The Centre noted that the difference in numbers between Russian and Ukrainian artillery was not as significant at the beginning of the conflict, with just over a 2:1 advantage. In particular, the Russians had 2,433 barrel artillery systems against 1,176, and 3,547 multiple-launch rocket systems against 1,680. Ukraine maintained artillery parity for the first month and a half and then began to run low on munitions so that, by June, the Russian Army had a 10:1 advantage in the volume of fire.

Russia’s strategic objective was the subjugation of the Ukrainian state. This plan was formulated first and foremost by Russia’s special services and a core group within the presidential administration, supported by senior officials in the Ministry of Defence.

Russia’s military build-up against Ukraine began in March 2021 when large numbers of conventional troops were added to existing forces along Ukraine’s borders. This was done, among other things, to test the reaction of Ukraine's Western partners. The conception of the Russian invasion, therefore, was developed around several key assumptions:

  • Speed is critical to success to render the response of the international community irrelevant.
  • The removal of Ukraine’s leaders would remove the barrier for pro-Russian Ukrainians to vocalise support for the occupation.
  • Controlling heating, electricity and finance would be an effective means of controlling the apathetic majority of the Ukrainian population.
  • The Russian military could defeat the Ukrainian military on the battlefield.

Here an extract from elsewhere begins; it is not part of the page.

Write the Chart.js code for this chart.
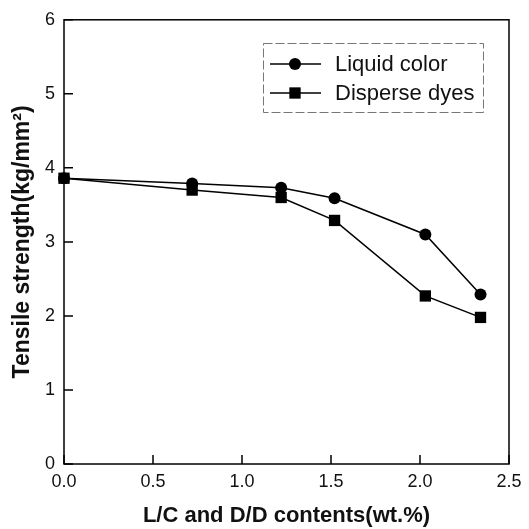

Accordingly, the FSB, the Ministry of Defence and the Presidential Administration developed a plan to achieve Putin's strategic goal. Its main goals were:

  • Degrade Ukraine’s ability to defend itself by destroying its air, maritime and air-defence forces.
  • Defeat Ukrainian Ground Forces by fixing them in Donbas.
  • Diffuse Ukraine’s will and capacity to resist by eliminating Ukraine’s political and military leadership and occupying critical centres of political and economic power.
  • Deceive the Ukrainian government as to the time, location, scope and scale of Russia’s invasion.

Initially, Russia was not going to destroy Ukraine's critical infrastructure because it expected that it would need it after it seized power.

Russian troops were divided into groups and were to seize the administrative centres of the left bank of the Dnipro, as well as Kyiv, Mykolaiv, Kherson and Odesa. The northern group was to focus on Kyiv.

One group was formed in Belarus and used the tactical sign ‘V’. They were to attack Kyiv from the right bank. The second group was formed in Bryansk - O - and had the order to surround the capital from the left bank. The Southern Military District Command Post commanded units with the tactical designation "Z in a square", it was ordered to attack from the occupied Crimea to establish control over the North Crimean water canal, Enerhodar and Zaporizhzhya nuclear power plant, surround Mariupol, take control of the bridges across the Dnipro and advance along the right bank to Voznesensk to seize the South Ukrainian nuclear power plant. The group with the symbol Z was to focus on Donbas.

Analysts added that Russia's plan did not provide for the option of its defeat at all. At the same time, a significant part of the military was not informed that the purpose of the invasion was to occupy the state.

In addition, the Russian army was to kill Ukrainians who disagreed with the occupation. Moscow believed that Ukraine's leadership would either flee or be eliminated during the invasion. It was assumed that the shocked population would not be able to mobilise, and protests could be suppressed by force. This was to be done by the Russian National Guard.

The Royal United Services Institute for Defence Studies is a British analytical centre specialising in international security and military affairs. It was founded in 1831 on the initiative of Field Marshal Arthur Wellesley.